Wednesday, December 1, 2010

December 2 - The Presbyterian Brownies

Over the Thanksgiving dinner table I learned about a quiet uprising in a small Presbyterian community in upstate New York.

The gentleman who told me the story was happy to be married to a woman who baked cookies for him every day. I could tell that he felt particularly blessed in life, enjoying something most men only dream of in a wife. He lives his life with the awareness that at any moment, a home made cookie is there for the taking, should he so desire. He clearly felt that he had hit the jackpot when this cookie-baking woman agreed to be his wife.

When my mother was a child, the church still frowned on dancing, card playing and certain practices which I will not go in to here. There were even certain flavors which the church seemed to frown on, although the law had not been codified. The Methodist Church embraced vanilla, lemon and peppermint, unless of course the recipe was "too rich". The only time chocolate made an appearance was at church suppers, when we were served a brick of van-choc-straw flavored ice cream after we had cleaned our plate. Even then the full effect of the chocolate was diluted by the vanilla and strawberry.

I still remember the Friday evening my mother brought a batch of cupcakes, frosted with mocha icing, to a church event. I had, literally, never experienced mocha before—I didn't even know that it was a possibility. The cupcakes themselves were predictably white, but the hint of coffee in the chocolate frosting tasted decadent, forbidden, possibly even roman catholic. I savored that cupcake, eating it slowly as we watched John Wayne in "The Alamo" projected on to a white sheet hung in the church basement. I can tell you exactly what I was wearing (the navy blue sweater with the angora collar) and where I sat (front row on the floor) when I ate that cupcake. Ignoring the stern admonitions of the adults, I snuck up to the refreshment table under cover of movie-night darkness and took a second cupcake. Despite what I had been told would happen if I ever took a second cupcake, I didn't get a terrible stomach ache, although I am aware that I still may have to "answer to God" for what I did.

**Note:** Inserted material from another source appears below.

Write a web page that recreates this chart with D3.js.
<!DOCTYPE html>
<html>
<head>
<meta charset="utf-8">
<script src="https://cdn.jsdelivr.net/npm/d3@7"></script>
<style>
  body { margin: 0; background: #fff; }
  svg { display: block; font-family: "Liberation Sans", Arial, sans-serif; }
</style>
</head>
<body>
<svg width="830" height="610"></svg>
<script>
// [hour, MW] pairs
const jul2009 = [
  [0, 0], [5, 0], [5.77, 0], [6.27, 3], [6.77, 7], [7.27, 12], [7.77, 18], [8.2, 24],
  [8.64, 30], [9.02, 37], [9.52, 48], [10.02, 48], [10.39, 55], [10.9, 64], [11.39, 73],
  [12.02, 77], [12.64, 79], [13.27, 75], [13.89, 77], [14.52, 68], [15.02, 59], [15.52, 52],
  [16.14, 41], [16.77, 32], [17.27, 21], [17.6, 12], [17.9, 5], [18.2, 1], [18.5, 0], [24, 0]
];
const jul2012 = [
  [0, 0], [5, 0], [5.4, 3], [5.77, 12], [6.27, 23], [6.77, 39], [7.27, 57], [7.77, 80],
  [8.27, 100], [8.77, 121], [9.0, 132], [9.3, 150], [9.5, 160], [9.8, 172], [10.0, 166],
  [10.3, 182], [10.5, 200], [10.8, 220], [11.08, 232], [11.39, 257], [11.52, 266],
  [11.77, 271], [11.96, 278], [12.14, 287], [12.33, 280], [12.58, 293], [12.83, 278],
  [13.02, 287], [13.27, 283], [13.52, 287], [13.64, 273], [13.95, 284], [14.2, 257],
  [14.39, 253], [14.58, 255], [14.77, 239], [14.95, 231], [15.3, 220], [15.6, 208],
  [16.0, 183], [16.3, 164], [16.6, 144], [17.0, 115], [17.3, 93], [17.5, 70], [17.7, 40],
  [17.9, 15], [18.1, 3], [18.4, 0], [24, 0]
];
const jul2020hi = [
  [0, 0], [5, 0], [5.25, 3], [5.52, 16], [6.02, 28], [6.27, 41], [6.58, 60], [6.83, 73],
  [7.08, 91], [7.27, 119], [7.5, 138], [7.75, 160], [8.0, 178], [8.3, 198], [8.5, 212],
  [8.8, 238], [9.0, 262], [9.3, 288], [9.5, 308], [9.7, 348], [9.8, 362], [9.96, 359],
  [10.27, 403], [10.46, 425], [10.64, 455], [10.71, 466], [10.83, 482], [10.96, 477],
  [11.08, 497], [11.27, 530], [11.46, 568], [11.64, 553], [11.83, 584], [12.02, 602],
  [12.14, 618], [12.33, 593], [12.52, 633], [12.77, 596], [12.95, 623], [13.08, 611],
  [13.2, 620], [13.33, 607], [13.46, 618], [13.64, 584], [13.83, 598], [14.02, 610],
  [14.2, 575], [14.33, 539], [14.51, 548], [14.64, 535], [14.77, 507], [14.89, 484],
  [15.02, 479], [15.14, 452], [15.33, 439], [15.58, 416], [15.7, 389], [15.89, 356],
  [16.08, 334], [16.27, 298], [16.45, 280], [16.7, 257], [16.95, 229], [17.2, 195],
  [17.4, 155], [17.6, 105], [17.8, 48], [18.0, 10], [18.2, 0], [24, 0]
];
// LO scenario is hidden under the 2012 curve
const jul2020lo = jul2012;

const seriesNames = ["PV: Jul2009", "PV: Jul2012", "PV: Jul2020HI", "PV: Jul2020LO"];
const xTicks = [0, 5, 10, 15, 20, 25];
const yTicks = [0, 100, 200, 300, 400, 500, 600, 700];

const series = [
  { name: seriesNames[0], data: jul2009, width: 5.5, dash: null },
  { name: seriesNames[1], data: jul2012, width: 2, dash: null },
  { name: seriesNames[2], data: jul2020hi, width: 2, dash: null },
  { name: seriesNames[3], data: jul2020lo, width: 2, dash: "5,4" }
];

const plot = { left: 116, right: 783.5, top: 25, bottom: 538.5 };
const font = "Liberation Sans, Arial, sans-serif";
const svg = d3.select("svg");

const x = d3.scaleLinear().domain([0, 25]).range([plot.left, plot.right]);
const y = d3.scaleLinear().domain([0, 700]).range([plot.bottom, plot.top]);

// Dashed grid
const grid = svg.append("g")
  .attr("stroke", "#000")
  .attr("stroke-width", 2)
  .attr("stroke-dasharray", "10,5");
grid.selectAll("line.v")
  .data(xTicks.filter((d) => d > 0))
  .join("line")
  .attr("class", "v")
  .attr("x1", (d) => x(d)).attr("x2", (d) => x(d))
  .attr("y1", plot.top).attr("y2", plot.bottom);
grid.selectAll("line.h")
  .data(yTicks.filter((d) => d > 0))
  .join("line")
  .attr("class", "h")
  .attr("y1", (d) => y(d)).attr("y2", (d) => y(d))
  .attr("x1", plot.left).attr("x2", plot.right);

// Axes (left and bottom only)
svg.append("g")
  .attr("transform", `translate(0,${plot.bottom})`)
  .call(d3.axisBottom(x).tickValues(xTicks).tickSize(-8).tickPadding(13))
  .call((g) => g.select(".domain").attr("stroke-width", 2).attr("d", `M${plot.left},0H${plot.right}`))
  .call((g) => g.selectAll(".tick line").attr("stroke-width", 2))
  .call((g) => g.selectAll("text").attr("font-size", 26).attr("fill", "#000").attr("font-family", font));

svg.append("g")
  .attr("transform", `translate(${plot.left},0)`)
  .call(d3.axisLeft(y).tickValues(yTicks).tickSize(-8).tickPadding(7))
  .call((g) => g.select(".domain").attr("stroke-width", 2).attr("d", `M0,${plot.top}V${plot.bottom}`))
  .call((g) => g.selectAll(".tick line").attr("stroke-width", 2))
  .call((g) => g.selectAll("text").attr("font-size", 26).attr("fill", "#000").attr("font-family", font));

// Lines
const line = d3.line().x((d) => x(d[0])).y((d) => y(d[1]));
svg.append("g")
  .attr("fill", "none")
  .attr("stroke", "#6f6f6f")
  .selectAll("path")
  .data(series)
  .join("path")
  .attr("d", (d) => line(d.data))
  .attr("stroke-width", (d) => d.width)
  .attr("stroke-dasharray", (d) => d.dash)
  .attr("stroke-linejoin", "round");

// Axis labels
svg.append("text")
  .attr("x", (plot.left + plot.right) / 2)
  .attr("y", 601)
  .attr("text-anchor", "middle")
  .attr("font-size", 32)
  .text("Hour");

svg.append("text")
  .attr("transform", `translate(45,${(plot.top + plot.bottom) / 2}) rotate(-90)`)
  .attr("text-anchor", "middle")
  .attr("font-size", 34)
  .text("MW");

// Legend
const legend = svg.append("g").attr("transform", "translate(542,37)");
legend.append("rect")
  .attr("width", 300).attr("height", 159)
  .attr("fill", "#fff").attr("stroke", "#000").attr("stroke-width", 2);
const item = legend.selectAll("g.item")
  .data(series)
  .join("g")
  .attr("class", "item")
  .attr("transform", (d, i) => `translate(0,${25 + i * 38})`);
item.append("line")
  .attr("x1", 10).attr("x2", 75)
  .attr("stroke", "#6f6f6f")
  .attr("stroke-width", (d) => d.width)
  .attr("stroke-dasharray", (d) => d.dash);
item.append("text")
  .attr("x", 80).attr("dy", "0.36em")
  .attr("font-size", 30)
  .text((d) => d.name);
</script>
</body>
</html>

But enough already about my childhood in Brooklyn. What's going on with the square-dancing, cookie-eating Presbyterians?

I can't sugar-coat this. I learned last Thursday that brownies—nay all forms of chocolate—have been OUTLAWED in at least one upstate Presbyterian Church. A claim has been made that the crumbs are impossible to get out of the wall-to-wall carpet. The gentleman-whose-wife-bakes-cookies told me this story. He still looked shell-shocked, as if he can't quite comprehend what has happened in his church. He told me that his wife, in an attempt to circumvent church law and appease the powers that be, had even gone so far as to actually invent a "drop-brownie". Instead of baking her  brownies in a pan, which produces a crunchy edge, but dark crumbly middle, she painstakingly drops the brownie batter in measured spoonfuls on a cookie sheet, thus eliminating crumbs. But even this offering was rejected.

Contemplating the prospect of never eating chocolate in church again, she was moved to speak. "The drop brownies are SO SMALL you can put the entire thing in your mouth. There are NO CRUMBS if you eat them properly!" she said. But even the lovingly conceived drop brownies fall under the heinous ban on chocolate forced on the people by an unthinking church hierarchy. This was just too much. The cookie-baking wife looked at me conspiratorially and said "I don't know what I'm going to do. I feel like a rebel..."  I looked her in the eye and responded "Well, maybe you'll just have to nail one of those drop brownies to the church door..." Much to my surprise, they got it.